AIM: With the images removed, repeat the data below exactly.

——————————

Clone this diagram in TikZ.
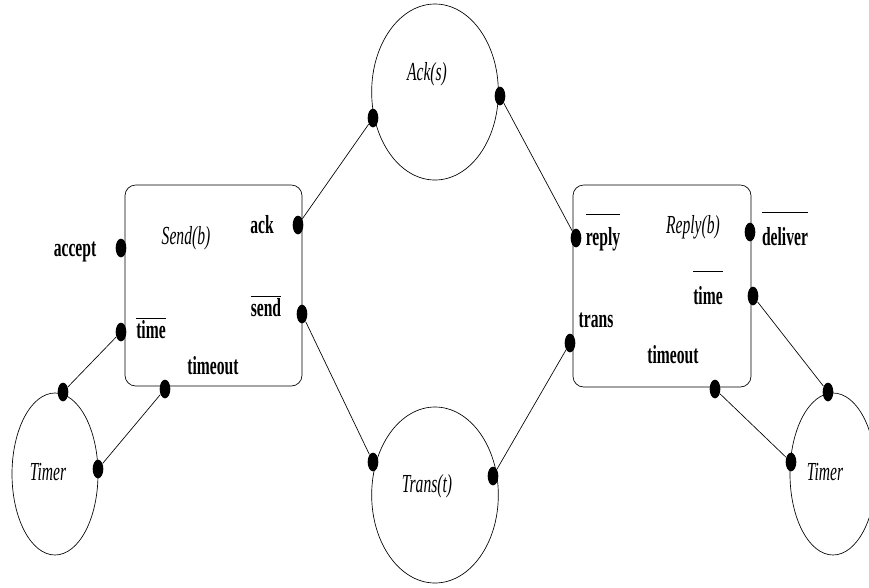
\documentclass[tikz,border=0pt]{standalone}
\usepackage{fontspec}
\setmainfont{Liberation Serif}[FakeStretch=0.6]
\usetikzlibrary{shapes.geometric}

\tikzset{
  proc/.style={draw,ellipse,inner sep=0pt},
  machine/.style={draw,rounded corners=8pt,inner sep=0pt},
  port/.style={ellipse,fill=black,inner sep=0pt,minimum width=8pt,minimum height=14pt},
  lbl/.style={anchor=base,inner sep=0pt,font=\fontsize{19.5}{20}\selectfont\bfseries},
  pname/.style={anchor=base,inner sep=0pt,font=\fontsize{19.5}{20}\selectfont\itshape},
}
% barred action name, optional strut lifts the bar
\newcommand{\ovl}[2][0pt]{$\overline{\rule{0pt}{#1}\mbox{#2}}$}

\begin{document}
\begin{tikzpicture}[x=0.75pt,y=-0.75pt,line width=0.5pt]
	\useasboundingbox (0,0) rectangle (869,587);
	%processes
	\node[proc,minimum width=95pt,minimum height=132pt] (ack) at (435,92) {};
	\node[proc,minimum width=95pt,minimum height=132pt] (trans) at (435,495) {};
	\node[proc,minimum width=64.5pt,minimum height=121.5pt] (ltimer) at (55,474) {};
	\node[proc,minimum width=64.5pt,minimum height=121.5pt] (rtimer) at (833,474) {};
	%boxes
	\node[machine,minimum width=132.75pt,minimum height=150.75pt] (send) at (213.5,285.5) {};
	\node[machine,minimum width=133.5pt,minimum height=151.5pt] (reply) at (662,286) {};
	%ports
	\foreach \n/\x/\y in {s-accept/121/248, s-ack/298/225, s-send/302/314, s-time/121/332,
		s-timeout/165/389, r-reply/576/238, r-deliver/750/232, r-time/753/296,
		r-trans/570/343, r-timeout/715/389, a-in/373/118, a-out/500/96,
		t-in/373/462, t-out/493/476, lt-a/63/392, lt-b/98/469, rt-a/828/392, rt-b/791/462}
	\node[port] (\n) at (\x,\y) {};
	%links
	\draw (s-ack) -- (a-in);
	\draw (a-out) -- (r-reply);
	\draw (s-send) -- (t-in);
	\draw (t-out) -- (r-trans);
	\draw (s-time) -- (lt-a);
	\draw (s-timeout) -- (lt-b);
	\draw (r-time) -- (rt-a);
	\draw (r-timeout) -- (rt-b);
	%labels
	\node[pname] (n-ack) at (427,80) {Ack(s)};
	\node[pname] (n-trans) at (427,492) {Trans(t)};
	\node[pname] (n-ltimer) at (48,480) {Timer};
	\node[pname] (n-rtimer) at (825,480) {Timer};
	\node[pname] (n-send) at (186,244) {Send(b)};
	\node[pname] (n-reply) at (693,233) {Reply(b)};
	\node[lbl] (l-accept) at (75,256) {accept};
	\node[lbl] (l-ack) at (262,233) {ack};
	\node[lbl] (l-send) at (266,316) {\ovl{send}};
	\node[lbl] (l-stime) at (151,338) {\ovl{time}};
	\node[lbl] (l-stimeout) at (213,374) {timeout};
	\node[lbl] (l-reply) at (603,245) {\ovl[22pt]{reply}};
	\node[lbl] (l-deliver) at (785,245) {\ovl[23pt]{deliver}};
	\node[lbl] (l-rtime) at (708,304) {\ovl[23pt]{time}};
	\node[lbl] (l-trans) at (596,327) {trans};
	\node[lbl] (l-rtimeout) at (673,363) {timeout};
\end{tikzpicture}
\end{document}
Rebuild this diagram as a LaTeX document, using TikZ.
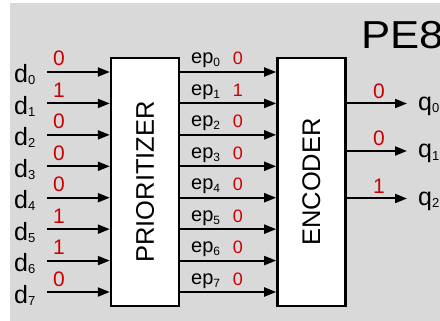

——————————

TASK SOLUTION:
Clone this diagram in TikZ.
\documentclass[tikz,border=0pt]{standalone}
\usepackage{fontspec}
\setmainfont{Liberation Serif}[FakeStretch=0.6]
\usetikzlibrary{shapes.geometric}

\tikzset{
  proc/.style={draw,ellipse,inner sep=0pt},
  machine/.style={draw,rounded corners=8pt,inner sep=0pt},
  port/.style={ellipse,fill=black,inner sep=0pt,minimum width=8pt,minimum height=14pt},
  lbl/.style={anchor=base,inner sep=0pt,font=\fontsize{19.5}{20}\selectfont\bfseries},
  pname/.style={anchor=base,inner sep=0pt,font=\fontsize{19.5}{20}\selectfont\itshape},
}
% barred action name, optional strut lifts the bar
\newcommand{\ovl}[2][0pt]{$\overline{\rule{0pt}{#1}\mbox{#2}}$}

\begin{document}
\begin{tikzpicture}[x=0.75pt,y=-0.75pt,line width=0.5pt]
	\useasboundingbox (0,0) rectangle (869,587);
	%processes
	\node[proc,minimum width=95pt,minimum height=132pt] (ack) at (435,92) {};
	\node[proc,minimum width=95pt,minimum height=132pt] (trans) at (435,495) {};
	\node[proc,minimum width=64.5pt,minimum height=121.5pt] (ltimer) at (55,474) {};
	\node[proc,minimum width=64.5pt,minimum height=121.5pt] (rtimer) at (833,474) {};
	%boxes
	\node[machine,minimum width=132.75pt,minimum height=150.75pt] (send) at (213.5,285.5) {};
	\node[machine,minimum width=133.5pt,minimum height=151.5pt] (reply) at (662,286) {};
	%ports
	\foreach \n/\x/\y in {s-accept/121/248, s-ack/298/225, s-send/302/314, s-time/121/332,
		s-timeout/165/389, r-reply/576/238, r-deliver/750/232, r-time/753/296,
		r-trans/570/343, r-timeout/715/389, a-in/373/118, a-out/500/96,
		t-in/373/462, t-out/493/476, lt-a/63/392, lt-b/98/469, rt-a/828/392, rt-b/791/462}
	\node[port] (\n) at (\x,\y) {};
	%links
	\draw (s-ack) -- (a-in);
	\draw (a-out) -- (r-reply);
	\draw (s-send) -- (t-in);
	\draw (t-out) -- (r-trans);
	\draw (s-time) -- (lt-a);
	\draw (s-timeout) -- (lt-b);
	\draw (r-time) -- (rt-a);
	\draw (r-timeout) -- (rt-b);
	%labels
	\node[pname] (n-ack) at (427,80) {Ack(s)};
	\node[pname] (n-trans) at (427,492) {Trans(t)};
	\node[pname] (n-ltimer) at (48,480) {Timer};
	\node[pname] (n-rtimer) at (825,480) {Timer};
	\node[pname] (n-send) at (186,244) {Send(b)};
	\node[pname] (n-reply) at (693,233) {Reply(b)};
	\node[lbl] (l-accept) at (75,256) {accept};
	\node[lbl] (l-ack) at (262,233) {ack};
	\node[lbl] (l-send) at (266,316) {\ovl{send}};
	\node[lbl] (l-stime) at (151,338) {\ovl{time}};
	\node[lbl] (l-stimeout) at (213,374) {timeout};
	\node[lbl] (l-reply) at (603,245) {\ovl[22pt]{reply}};
	\node[lbl] (l-deliver) at (785,245) {\ovl[23pt]{deliver}};
	\node[lbl] (l-rtime) at (708,304) {\ovl[23pt]{time}};
	\node[lbl] (l-trans) at (596,327) {trans};
	\node[lbl] (l-rtimeout) at (673,363) {timeout};
\end{tikzpicture}
\end{document}
Rebuild this diagram as a LaTeX document, using TikZ.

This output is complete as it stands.